Montag, 27. Januar 2014

Mailand: Stazione Centrale, Memoriale della Shoah

26.1.2014

Der Hauptbahnhof von Mailand ist eine Sehenswürdigkeit für sich. 2013 wurde an dem Ort eine Gedenkstätte eingerichtet, von wo im Zweiten Weltkrieg die Deportationszüge mit Jüdinnen und Juden in deutsche Konzentrations- und Vernichtungslager abfuhren. Bevor es nach Monza zu einem Fußballspiel ging, wurde daher hier Station gemacht.
  1. der Bahnhof
  2. Memoriale della Shoah

1.

Stazione di Milano Centrale


Der neue Hauptbahnhof wurde nach fast zwei Jahrzehnten Bauzeit 1931 offiziell eröffnet. Pläne und Umfang waren dabei immer mehr erweitert worden.

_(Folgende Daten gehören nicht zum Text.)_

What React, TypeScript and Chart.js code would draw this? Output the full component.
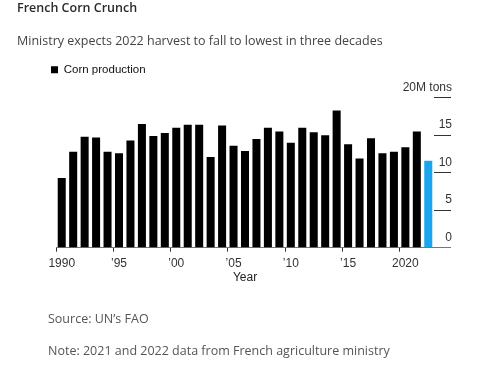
import React, { useEffect, useRef } from 'react';
import { Chart, registerables } from 'chart.js';

Chart.register(...registerables);

const years = ['1990','1991','1992','1993','1994','1995','1996','1997','1998','1999','2000','2001','2002','2003','2004','2005','2006','2007','2008','2009','2010','2011','2012','2013','2014','2015','2016','2017','2018','2019','2020','2021','2022'];
const production = [9.3, 12.8, 14.8, 14.7, 12.8, 12.6, 14.3, 16.5, 14.9, 15.3, 16.0, 16.4, 16.4, 12.1, 16.3, 13.6, 12.9, 14.5, 16.0, 15.5, 14.0, 16.0, 15.4, 15.0, 18.3, 13.8, 11.9, 14.6, 12.6, 12.8, 13.4, 15.5, 11.6];
const xTickYears = ['1990', '1995', '2000', '2005', '2010', '2015', '2020'];
const xTickLabels = ['1990', '\u201995', '\u201900', '\u201905', '\u201910', '\u201915', '2020'];
const yMax = 20;
const yStep = 5;
const yTopLabel = '20M tons';
const seriesName = 'Corn production';
const highlightYear = '2022';

const titleText = 'French Corn Crunch';
const subtitleText = 'Ministry expects 2022 harvest to fall to lowest in three decades';
const sourceText = 'Source: UN\u2019s FAO';
const noteText = 'Note: 2021 and 2022 data from French agriculture ministry';

const BLACK = '#000000';
const BLUE = '#1aa6ef';
const FONT = "'Liberation Sans', Arial, sans-serif";

export default function App() {
  const canvasRef = useRef<HTMLCanvasElement | null>(null);

  useEffect(() => {
    const canvas = canvasRef.current;
    if (!canvas) return;
    const chart = new Chart(canvas, {
      type: 'bar',
      data: {
        labels: years,
        datasets: [
          {
            label: seriesName,
            data: production,
            backgroundColor: (ctx: any) =>
              ctx.dataIndex !== undefined && years[ctx.dataIndex] === highlightYear ? BLUE : BLACK,
            borderWidth: 0,
            categoryPercentage: 1,
            barPercentage: 0.7,
            xAxisID: 'x',
            yAxisID: 'y',
          },
        ],
      },
      options: {
        animation: false,
        responsive: true,
        maintainAspectRatio: false,
        layout: { padding: { top: 54, left: 41, right: 45, bottom: 80.7 } },
        plugins: {
          legend: {
            display: true,
            position: 'top',
            align: 'start',
            labels: {
              boxWidth: 7,
              boxHeight: 7,
              padding: 10,
              color: '#111',
              font: { family: FONT, size: 11.5 },
            },
          },
          tooltip: { enabled: false },
          title: { display: false },
        },
        scales: {
          padLeft: {
            type: 'linear',
            position: 'left',
            display: true,
            grid: { display: false },
            border: { display: false },
            ticks: { display: false },
            afterFit: (s: any) => {
              s.width = 15;
            },
          },
          padTop: {
            type: 'linear',
            position: 'top',
            display: true,
            grid: { display: false },
            border: { display: false },
            ticks: { display: false },
            afterFit: (s: any) => {
              s.height = 12.2;
            },
          },
          x: {
            type: 'category',
            offset: true,
            grid: {
              display: true,
              drawOnChartArea: false,
              drawTicks: true,
              tickLength: 4,
              tickColor: (ctx: any) =>
                xTickYears.includes(years[ctx.index]) ? '#333' : 'rgba(0,0,0,0)',
            },
            border: { display: true, color: '#777', width: 1 },
            ticks: {
              autoSkip: false,
              maxRotation: 0,
              padding: 4.9,
              color: '#333',
              font: { family: FONT, size: 12 },
              callback: (_v: any, i: number) => {
                const k = xTickYears.indexOf(years[i]);
                return k >= 0 ? xTickLabels[k] : '';
              },
            },
            title: {
              display: true,
              text: 'Year',
              color: '#222',
              font: { family: FONT, size: 12 },
              padding: { top: -5, bottom: 0 },
            },
          },
          y: {
            type: 'linear',
            position: 'right',
            min: 0,
            max: yMax,
            grid: {
              display: true,
              drawOnChartArea: false,
              drawTicks: true,
              tickLength: 17,
              tickColor: (ctx: any) => (ctx.tick && ctx.tick.value === 0 ? '#777' : '#333'),
            },
            border: { display: false },
            ticks: {
              stepSize: yStep,
              mirror: true,
              crossAlign: 'near',
              labelOffset: -10.5,
              padding: 18,
              color: '#333',
              font: { family: FONT, size: 12 },
              callback: (v: any) => (v === yMax ? yTopLabel : String(v)),
            },
            afterFit: (s: any) => {
              s.width = 18;
            },
          },
        },
      },
    } as any);
    return () => chart.destroy();
  }, []);

  const textBase: React.CSSProperties = {
    position: 'absolute',
    left: 17,
    whiteSpace: 'nowrap',
    fontFamily: "'Open Sans', sans-serif",
    lineHeight: '18px',
    margin: 0,
  };

  return (
    <div style={{ position: 'fixed', left: 0, top: 0, width: 497, height: 366, background: '#fff', overflow: 'hidden' }}>
      <div style={{ position: 'absolute', left: 0, top: 0, width: 497, height: 366 }}>
        <canvas ref={canvasRef} />
      </div>
      <div style={{ ...textBase, top: -1.15, fontSize: 12.5, fontWeight: 600, color: '#2a2a2a' }}>{titleText}</div>
      <div style={{ ...textBase, top: 31.85, fontSize: 12.5, color: '#444' }}>{subtitleText}</div>
      <div style={{ ...textBase, left: 48, top: 310.45, fontSize: 12.5, color: '#555' }}>{sourceText}</div>
      <div style={{ ...textBase, left: 48, top: 341.85, fontSize: 12.5, color: '#555' }}>{noteText}</div>
    </div>
  );
}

Vor allem ab der Mussolini-Machtübernahme wurden die Dimensionen des Bauwerks immer monumentaler, da es nunmehr nicht nur um einen Bahnhof, sondern auch um einen Prestigebau ging, der die neue Macht des Faschismus repräsentieren sollte.


Es wurde kein einfacher Bahnhof sondern ein Palast.


Vor allem die Hallen erstaunen in ihren Dimensionen jedes Mal wieder.



Stilistisch ist das Gebäude ein historistischer Stilmix. Als Vorbild diente die Union Station in Washington, die auf die römische Antike zurückgegriffen hatten. Dazu kamen hier verschiedene Elemente aus Jugendstil und Art Deco (die Lampen).


Duce-Inschriften und andere faschistische Insignien wurden 1945 abgeschlagen und entfernt (nicht immer selbstverständlich). Das ideologische Programm des Faschismus ist an den vielen Reliefs aber deutlich, stets mit einer hervorgehobenen Führergestalt.



Die Bahnsteige überspannt eine imposante Stahlkuppel von 341 Meter Länge.


Am Bahnsteig 1 findet sich neben der Königsloge Gedenktafeln für getötete Eisenbahner im Ersten Weltkrieg, im italienischen Kolonialkrieg in Äthiopien und im Widerstand von 1943 bis 1945. Daneben erinnert seit 1988 eine Gedenktafel mit Worten des Holocaust-Überlebenden Primo Levi daran, daß vom Mailänder Hauptbahnhof aus die Deportationszüge tausende Menschen zu ihrer Ermordung brachten.




2.

Memoriale della Shoah


Die 2013 eröffnete Holocaust-Gedenkstätte ist leider nur selten zugänglich. Am Wochenende vor dem Holocaust-Gedenktag war dies sogar an zwei Tagen hintereinander der Fall. Der Eintritt ist kostenlos, man brauchte aber eine Zählkarte und es herrschte Blockabfertigung im Massenandrang.


Die Gedenkstätte befindet sich in einem Gewölbe unterhalb der Bahnsteige und Gleisanlagen.


Im vorderen Bereich stellt eine Ausstellung die Verfolgung der Jüdinnen und Juden und die Rolle des Bahnhofs in der Deportation dar und beschreibt exemplarische Lebensgeschichten. Alles in italienischer Sprache.


Am Bahnsteig 21 (Binario 21, die Zählung wurden zwischenzeitlich mehrmals verändert) unterhalb der Gleisanlagen wurden von 1943 bis 1944 Menschen in die Deportationszüge gepfercht. Hier stehen nun restaurierte Waggons.


Ohne Lebensmittel und hygienische Vorkehrungen waren diese Waggons voller Menschen tagelang unterwegs. Am 20. Jänner 1944 wurden von hier 600 Mailänder Jüdinnen und Juden, darunter 40 Kinder, die zuvor im Gefängnis San Vittore eingesperrt gewesen waren, in solch einen Zug gesteckt. Nach sieben Tagen kamen sie in Auschwitz-Birkenau an. Nach wenigen Stunden waren 500 im Gas ermordet. Von den übrigens überlebten 20 das KZ.


Die Anlagen unterhalb der Bahnsteige dienten der ebenerdigen Anlieferung von Waren und ihrer Verladung in Waggons, die dann mit einer Hebevorrichtung auf das Gleisniveau gehoben wurden. In der Nazizeit wurden Menschen per LKW gebracht und zur industriellen Ermordung verladen.


Im Boden des Bahnsteigs erinnern Inschriften an die Daten der Deportationszüge, neben den großen Vernichtungslager ging es auch ins Lager Fossoli oder ins KZ Mauthausen.